--- Exercise goal ---
Return every line of the data below that includes the string "React".

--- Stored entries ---
----

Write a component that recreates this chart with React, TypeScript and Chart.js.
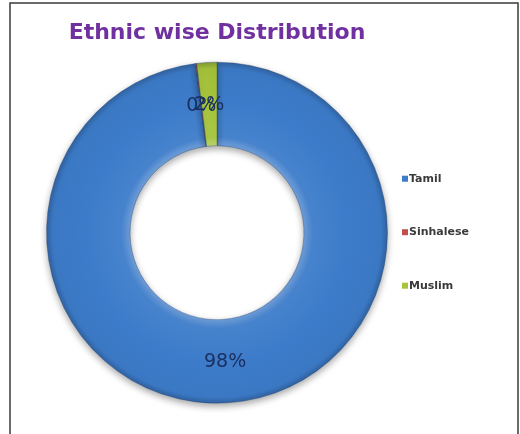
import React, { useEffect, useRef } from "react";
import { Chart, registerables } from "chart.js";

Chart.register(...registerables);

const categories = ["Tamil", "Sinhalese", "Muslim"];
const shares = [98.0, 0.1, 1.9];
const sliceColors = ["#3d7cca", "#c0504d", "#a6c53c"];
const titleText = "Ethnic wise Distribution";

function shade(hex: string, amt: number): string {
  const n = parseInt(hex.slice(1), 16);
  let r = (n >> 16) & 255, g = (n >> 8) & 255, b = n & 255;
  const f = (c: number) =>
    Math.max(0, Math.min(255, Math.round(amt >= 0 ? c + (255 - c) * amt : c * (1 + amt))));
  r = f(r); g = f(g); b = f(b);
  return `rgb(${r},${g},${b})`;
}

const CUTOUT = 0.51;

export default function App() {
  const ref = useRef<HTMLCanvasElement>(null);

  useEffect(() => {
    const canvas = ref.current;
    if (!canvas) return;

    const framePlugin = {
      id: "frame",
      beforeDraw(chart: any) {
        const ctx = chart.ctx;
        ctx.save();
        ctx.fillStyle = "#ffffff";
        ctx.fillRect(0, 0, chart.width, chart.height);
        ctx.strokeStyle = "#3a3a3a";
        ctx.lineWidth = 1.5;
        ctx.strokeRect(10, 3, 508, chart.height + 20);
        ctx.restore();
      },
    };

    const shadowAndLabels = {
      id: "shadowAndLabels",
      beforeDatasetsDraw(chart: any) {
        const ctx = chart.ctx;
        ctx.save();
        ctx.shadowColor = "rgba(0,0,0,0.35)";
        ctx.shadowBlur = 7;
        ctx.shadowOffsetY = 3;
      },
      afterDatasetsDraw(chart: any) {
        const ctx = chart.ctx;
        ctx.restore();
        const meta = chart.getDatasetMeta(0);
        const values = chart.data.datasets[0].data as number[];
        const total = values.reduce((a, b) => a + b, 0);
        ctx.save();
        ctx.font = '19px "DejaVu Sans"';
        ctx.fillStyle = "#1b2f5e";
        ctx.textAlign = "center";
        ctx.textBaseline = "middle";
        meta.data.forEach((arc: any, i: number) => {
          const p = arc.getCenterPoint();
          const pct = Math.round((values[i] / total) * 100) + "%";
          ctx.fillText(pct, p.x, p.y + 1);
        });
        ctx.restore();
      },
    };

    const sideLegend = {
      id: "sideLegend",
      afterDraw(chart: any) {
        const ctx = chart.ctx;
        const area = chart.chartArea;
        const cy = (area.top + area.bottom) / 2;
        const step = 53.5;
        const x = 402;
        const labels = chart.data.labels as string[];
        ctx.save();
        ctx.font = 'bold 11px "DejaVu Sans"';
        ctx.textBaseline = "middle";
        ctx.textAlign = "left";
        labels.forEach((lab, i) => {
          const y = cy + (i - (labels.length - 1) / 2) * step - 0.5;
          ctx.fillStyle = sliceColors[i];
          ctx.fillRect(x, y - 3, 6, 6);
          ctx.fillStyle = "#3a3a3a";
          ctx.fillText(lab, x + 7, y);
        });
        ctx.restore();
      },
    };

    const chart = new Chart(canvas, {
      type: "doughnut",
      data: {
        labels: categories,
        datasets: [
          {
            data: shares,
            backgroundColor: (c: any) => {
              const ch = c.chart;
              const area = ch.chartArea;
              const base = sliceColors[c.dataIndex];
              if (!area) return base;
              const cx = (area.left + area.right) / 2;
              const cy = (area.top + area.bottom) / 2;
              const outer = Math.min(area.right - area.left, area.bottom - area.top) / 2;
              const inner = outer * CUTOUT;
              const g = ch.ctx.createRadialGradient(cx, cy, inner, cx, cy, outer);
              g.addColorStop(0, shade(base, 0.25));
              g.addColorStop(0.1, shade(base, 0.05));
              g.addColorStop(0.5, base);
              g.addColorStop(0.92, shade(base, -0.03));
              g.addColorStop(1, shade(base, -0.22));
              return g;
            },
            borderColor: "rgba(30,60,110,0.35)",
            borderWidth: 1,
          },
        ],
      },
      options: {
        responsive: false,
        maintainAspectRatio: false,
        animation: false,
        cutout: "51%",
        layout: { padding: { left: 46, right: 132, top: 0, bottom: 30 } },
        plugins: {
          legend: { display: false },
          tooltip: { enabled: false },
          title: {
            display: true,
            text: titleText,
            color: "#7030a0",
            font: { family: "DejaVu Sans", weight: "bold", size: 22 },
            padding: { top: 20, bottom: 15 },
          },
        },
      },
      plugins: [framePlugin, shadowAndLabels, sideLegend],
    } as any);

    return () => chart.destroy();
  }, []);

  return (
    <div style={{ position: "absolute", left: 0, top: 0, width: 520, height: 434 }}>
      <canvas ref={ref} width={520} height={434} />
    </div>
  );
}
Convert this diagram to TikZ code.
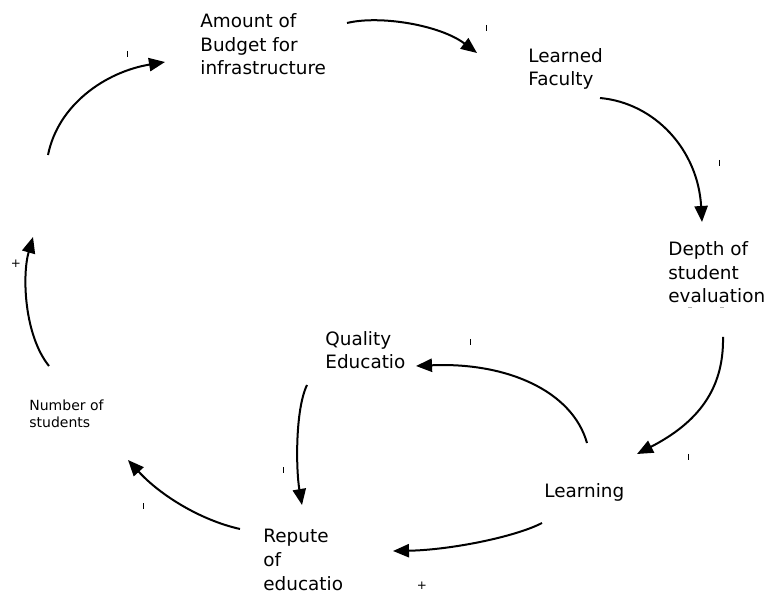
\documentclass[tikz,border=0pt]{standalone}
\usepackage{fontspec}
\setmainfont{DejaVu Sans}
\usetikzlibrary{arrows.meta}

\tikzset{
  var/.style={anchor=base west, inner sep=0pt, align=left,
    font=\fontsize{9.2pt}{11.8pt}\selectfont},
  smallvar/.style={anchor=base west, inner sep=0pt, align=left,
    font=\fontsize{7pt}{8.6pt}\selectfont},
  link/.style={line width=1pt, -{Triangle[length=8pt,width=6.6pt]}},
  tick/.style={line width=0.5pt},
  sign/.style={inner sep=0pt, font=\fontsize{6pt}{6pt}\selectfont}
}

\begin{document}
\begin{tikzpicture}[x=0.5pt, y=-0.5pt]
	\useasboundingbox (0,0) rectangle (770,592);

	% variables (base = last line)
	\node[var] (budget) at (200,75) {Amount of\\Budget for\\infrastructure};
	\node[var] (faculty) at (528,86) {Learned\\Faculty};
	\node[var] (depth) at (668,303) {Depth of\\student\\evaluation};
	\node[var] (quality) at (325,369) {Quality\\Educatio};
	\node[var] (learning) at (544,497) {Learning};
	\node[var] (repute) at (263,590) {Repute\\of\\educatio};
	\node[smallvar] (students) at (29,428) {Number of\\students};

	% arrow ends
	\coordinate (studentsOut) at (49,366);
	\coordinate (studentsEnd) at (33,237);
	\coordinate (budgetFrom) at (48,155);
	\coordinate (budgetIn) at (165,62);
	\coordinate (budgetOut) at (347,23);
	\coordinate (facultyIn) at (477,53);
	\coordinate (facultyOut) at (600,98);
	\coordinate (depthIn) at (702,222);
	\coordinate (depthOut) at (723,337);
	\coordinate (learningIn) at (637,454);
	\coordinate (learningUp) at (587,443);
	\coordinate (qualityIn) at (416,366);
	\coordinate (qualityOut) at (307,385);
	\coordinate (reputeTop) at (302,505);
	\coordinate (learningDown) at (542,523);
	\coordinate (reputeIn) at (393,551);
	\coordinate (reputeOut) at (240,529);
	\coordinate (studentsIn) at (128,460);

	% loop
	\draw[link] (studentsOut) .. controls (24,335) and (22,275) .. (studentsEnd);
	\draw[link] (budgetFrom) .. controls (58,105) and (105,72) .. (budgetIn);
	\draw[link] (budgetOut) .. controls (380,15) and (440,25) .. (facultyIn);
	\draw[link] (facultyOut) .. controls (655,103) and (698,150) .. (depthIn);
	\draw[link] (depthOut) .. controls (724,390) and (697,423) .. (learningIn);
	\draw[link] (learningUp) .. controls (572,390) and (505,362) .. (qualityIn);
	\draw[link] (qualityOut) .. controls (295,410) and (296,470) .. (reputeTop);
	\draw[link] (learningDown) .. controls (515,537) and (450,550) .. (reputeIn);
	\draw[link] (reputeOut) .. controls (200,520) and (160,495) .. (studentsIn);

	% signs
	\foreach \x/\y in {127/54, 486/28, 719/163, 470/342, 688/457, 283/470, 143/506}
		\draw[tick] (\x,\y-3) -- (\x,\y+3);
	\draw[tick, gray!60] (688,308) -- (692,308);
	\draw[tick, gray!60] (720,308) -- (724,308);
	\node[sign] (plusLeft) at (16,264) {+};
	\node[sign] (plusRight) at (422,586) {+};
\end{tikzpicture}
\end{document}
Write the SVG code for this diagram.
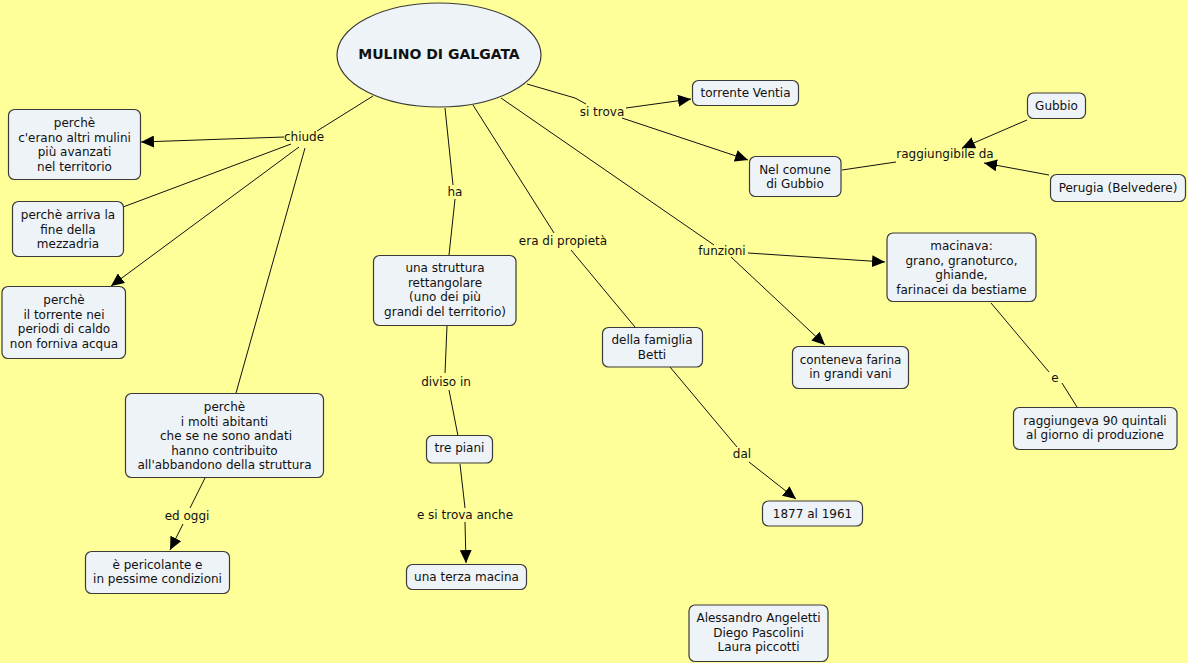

----

--- Exercise solution ---
Write a component that recreates this chart with React, TypeScript and Chart.js.
import React, { useEffect, useRef } from "react";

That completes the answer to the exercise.